The bans have forced tens of thousands to travel for abortion care. Traveling for such procedures isn't just financially challenging. Getting the time off and or explaining absences, can also be difficult. Such logistical problems can delay care, which can have negative psychological and physiological effects.

Anna Zargarian was denied an abortion in Texas and is now part of a first-of-its-kind lawsuit against the state of Texas. She recounted her harrowing experience after her water broke at 19 weeks, far too early for the fetus to survive.

She was forced to fly to Colorado for an abortion since doctors in Texas would not perform one, a trip she described as "terrifying."

"It was like Russian roulette, knowing I was at risk of infection, hemorrhaging, or going into labor at any moment," Zargarian said.

Upadhyay said it is women "who are the poorest of the poor," mostly African Americans and Hispanics, who are being forced to carry pregnancies to term. "It's disproportionately people of color who are impacted," she said.

Over the past year, a number of private groups have mobilized to help women obtain abortions but "one or two years down the line these private efforts are going to get exhausted," Upadhyay said. "It's not sustainable."

Attacks on Medication Abortion

Since the last year's ruling, medical abortions have also come under fire. Per the Guttmacher Institute, more than 53% of abortions are performed with medication. The most common medication abortion regime consists of two drugs, one of which is Mifepristone, which can be used through the first 10 weeks of pregnancy.

In April, a federal judge in Texas revoked the Food and Drug Administration's 2000 approval of mifepristone, in an unprecedented move.

The judge's decision was put on hold by the US Supreme Court, but a conservative lower court currently considering the case could uphold his ruling.

The battle is also ongoing in the political arena

President Joe Biden also supports abortion care.
President Joe Biden also supports abortion care.  © MARK MAKELA / GETTY IMAGES NORTH AMERICA / GETTY IMAGES VIA AFP

Democrats, including President Joe Biden, have made abortion a key issue and it seems to have paid off in the 2022 midterm elections.

Democratic candidates performed better than expected in the midterms. In states where abortion was on the ballot, like Kansas and Kentucky, voters sent politicians a clear message. They want abortion access protected.

Republican candidates are now stuck trying to satisfy the fiercely anti-abortion religious right, a key base of support, while not alienating more moderate voters. Anti-abortion groups such as SBA Pro-Life have said they will only support a presidential candidate in 2024 who pledges to enact a nationwide abortion ban.

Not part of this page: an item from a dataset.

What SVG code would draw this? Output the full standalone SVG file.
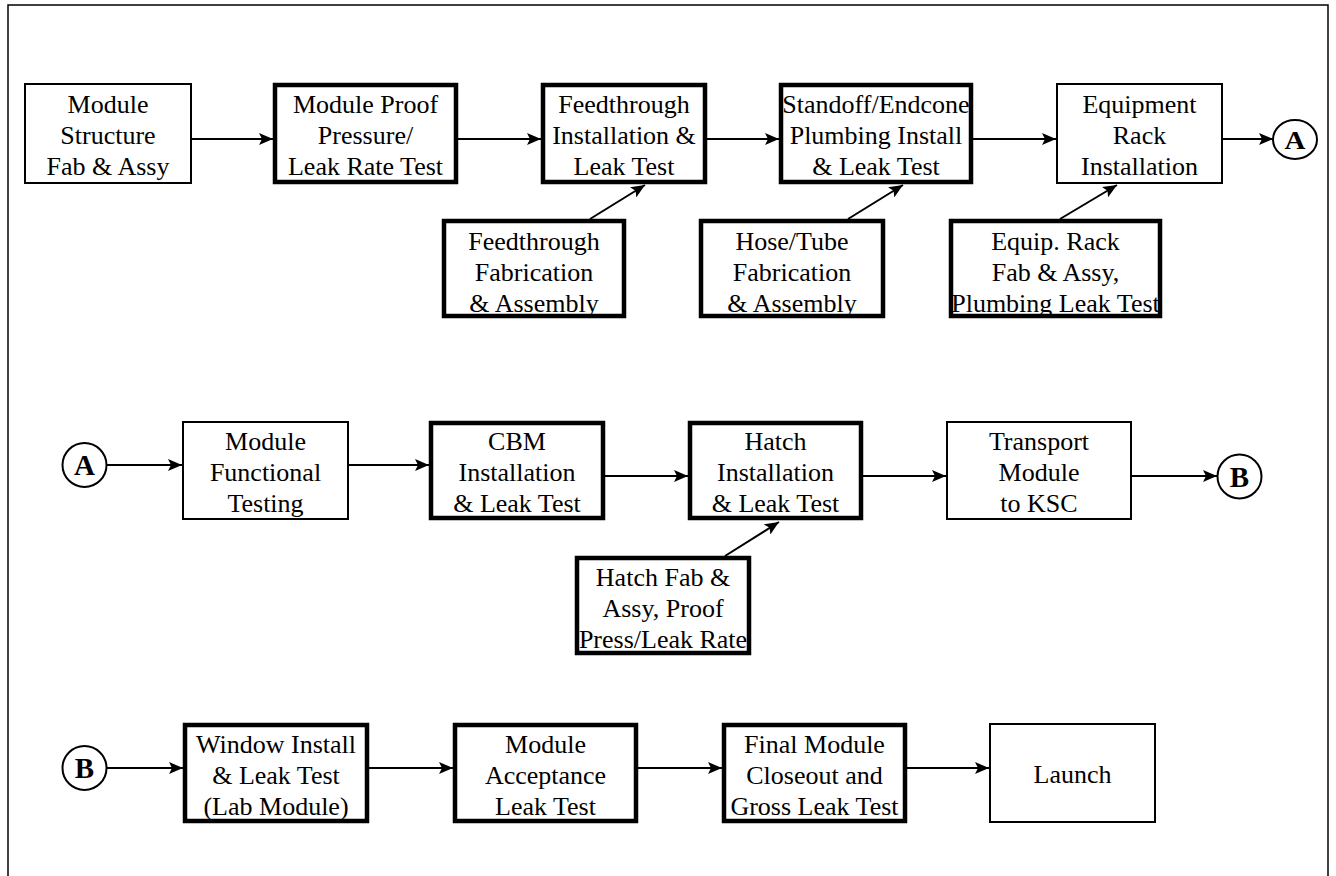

The Republican front-runner, Donald Trump, has yet to officially share his stance on abortion.

Majority of Americans support abortion

A recent Gallup poll shows that a growing majority of Americans support legal abortion, at least in the early months of pregnancy. Gallup has been asking Americans if abortion should be legal under any circumstances since 1975.

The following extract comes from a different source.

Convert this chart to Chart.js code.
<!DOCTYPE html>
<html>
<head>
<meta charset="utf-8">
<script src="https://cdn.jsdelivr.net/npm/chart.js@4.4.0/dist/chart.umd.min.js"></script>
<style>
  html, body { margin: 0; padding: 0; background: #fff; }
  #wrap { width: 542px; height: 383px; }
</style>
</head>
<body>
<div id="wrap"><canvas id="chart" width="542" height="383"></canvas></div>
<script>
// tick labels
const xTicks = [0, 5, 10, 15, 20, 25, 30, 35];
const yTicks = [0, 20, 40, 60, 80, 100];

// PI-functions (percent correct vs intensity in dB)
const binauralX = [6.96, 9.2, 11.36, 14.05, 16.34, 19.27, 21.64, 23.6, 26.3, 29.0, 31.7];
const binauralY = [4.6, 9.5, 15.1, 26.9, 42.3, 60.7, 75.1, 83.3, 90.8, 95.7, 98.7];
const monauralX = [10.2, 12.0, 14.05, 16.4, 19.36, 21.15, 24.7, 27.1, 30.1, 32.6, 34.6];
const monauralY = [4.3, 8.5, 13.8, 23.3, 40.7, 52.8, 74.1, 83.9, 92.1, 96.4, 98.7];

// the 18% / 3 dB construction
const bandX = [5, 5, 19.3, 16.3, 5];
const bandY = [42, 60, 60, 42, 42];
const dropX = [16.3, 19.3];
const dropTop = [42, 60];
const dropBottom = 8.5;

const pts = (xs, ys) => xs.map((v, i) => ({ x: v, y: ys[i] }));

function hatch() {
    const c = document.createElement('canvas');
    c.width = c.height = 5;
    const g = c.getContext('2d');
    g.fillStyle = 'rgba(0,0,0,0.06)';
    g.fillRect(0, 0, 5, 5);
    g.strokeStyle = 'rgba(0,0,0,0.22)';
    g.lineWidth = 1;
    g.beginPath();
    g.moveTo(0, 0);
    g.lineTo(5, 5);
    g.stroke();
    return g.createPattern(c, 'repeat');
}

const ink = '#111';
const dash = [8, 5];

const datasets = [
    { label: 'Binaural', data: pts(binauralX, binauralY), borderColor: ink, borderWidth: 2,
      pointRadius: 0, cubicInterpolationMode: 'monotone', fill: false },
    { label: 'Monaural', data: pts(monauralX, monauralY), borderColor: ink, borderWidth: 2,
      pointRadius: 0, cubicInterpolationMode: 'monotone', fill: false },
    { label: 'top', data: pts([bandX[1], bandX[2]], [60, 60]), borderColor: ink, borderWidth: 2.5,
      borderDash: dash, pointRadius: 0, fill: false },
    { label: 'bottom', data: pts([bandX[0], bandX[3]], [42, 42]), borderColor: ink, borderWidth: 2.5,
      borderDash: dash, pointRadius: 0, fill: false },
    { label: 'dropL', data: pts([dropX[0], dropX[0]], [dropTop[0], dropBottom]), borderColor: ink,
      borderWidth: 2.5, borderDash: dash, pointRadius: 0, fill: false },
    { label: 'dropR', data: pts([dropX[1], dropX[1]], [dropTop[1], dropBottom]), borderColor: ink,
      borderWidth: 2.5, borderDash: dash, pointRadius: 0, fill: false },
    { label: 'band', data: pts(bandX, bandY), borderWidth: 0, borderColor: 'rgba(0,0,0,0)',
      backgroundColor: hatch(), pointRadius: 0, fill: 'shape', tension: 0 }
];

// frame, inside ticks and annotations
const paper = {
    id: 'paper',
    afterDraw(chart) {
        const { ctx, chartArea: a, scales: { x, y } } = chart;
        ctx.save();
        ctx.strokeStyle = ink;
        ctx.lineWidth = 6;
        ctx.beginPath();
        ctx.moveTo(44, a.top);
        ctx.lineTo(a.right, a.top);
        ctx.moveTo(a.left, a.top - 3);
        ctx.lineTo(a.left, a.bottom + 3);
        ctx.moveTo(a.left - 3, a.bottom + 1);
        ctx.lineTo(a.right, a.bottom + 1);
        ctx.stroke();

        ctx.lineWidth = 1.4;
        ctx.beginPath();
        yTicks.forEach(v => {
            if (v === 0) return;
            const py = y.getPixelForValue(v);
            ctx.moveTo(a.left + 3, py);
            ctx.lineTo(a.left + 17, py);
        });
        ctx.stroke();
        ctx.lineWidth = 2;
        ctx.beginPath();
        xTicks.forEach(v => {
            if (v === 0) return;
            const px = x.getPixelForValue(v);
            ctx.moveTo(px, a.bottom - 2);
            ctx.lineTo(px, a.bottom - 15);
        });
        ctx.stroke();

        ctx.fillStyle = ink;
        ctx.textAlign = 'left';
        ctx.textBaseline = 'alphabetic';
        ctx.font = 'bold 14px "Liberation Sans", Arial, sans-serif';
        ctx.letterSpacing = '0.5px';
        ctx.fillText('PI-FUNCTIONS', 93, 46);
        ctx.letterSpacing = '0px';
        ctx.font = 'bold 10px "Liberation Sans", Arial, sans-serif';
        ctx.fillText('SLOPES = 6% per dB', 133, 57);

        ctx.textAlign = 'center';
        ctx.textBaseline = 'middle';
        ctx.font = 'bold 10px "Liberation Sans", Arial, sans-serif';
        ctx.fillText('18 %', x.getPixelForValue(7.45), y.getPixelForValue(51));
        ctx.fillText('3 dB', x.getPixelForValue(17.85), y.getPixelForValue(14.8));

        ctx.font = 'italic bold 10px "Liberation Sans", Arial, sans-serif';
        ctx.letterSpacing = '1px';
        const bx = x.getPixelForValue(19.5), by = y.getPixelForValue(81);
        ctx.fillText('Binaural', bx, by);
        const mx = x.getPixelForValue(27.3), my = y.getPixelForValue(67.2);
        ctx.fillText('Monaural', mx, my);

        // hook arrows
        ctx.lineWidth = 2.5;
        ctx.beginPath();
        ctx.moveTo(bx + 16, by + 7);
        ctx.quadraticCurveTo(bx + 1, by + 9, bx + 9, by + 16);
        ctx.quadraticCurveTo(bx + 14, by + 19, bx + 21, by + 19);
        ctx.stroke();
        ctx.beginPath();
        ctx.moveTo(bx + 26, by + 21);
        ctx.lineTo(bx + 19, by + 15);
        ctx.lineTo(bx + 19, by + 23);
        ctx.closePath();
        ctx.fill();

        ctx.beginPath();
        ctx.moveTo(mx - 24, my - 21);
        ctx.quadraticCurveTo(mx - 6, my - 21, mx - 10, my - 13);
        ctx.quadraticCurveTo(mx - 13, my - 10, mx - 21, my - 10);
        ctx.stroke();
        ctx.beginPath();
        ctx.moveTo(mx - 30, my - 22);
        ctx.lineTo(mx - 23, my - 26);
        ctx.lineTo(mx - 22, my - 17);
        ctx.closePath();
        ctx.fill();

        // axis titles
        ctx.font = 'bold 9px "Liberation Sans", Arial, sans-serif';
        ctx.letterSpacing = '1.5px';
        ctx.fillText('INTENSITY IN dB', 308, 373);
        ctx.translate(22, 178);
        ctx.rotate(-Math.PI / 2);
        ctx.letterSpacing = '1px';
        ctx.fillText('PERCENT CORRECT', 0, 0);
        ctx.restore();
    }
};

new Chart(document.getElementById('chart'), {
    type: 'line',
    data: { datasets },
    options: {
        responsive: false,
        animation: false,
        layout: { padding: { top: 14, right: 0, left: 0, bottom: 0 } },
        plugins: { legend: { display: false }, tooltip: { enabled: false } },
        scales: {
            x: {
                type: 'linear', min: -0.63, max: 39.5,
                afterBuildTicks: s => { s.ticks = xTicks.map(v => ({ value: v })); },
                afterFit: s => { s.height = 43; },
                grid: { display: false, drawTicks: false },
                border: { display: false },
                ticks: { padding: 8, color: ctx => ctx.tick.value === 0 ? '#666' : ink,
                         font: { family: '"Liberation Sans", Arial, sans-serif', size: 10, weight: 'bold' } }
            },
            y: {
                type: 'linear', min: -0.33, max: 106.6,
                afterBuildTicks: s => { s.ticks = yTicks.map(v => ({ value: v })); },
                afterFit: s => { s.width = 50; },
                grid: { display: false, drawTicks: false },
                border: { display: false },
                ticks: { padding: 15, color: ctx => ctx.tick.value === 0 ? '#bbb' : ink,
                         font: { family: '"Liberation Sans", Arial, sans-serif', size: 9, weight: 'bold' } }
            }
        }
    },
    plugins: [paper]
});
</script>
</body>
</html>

This year's survey showed that support for first-trimester abortions (before three months of pregnancy) is at a record high, with 69% saying it should be legal.

The same poll, however, showed that the public has also become more politically divided. Some 60% of Democrats said abortion should be legal under any circumstances, whereas only 8% of Republicans agreed.

A year after Roe vs Wade was overturned, 61% of respondents said that overturning Roe was a "bad thing." Only 38% said that this about-face on abortion was a "good thing."

Whether that will be reflected in the legislative arena remains to be seen.